At the meeting, Michael Rosenberg, managing director of the McCarter Theater, spoke about the unique positioning of the theater on the University campus and the potential power therein, saying he considers the space “a real world lab right here on your campus.”

“Our future lies at the intersection of really great scholar[ship] with really great art,” he reiterated multiple times throughout the presentation.

According to Rosenberg, McCarter is one of the greatest arts organizations in New Jersey and hosts over 130,000 attendees annually.

Rosenberg noted that McCarter has unveiled next year’s program, which will include many additions. This upcoming year, McCarter will be hosting The New Yorker’s radio hour and welcoming The Moth, a storytelling performance group, to the McCarter stage for the first time.

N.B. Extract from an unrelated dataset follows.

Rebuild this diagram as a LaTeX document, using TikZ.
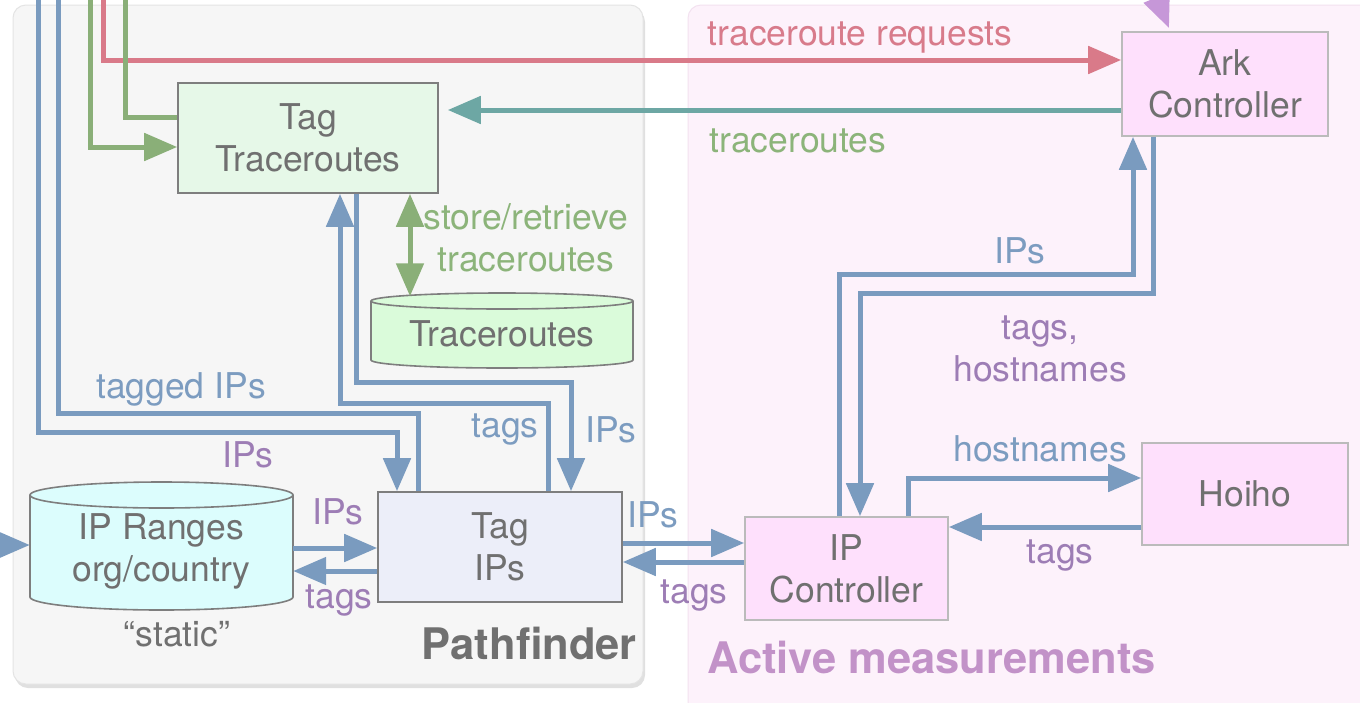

The theater also plans to soon include a cabaret space, which student groups would be able to reserve for free time in collaboration with theater staff.

In her address to the council, USG President Zarnab Virk ’20 outlined for the council the role of the USG as a liaison between undergraduate students and the administration.

She spoke about the main priorities of the USG for the coming year, including increasing resources for independent students, adjusting the social calendar to the impending calendar change in 2020, and easing student access to transportation, perhaps through a program that would give free credit on ride-sharing apps.

This month’s CPUC meeting was held on March 25 at 4:30 p.m. in Betts Auditorium in the Architecture Building.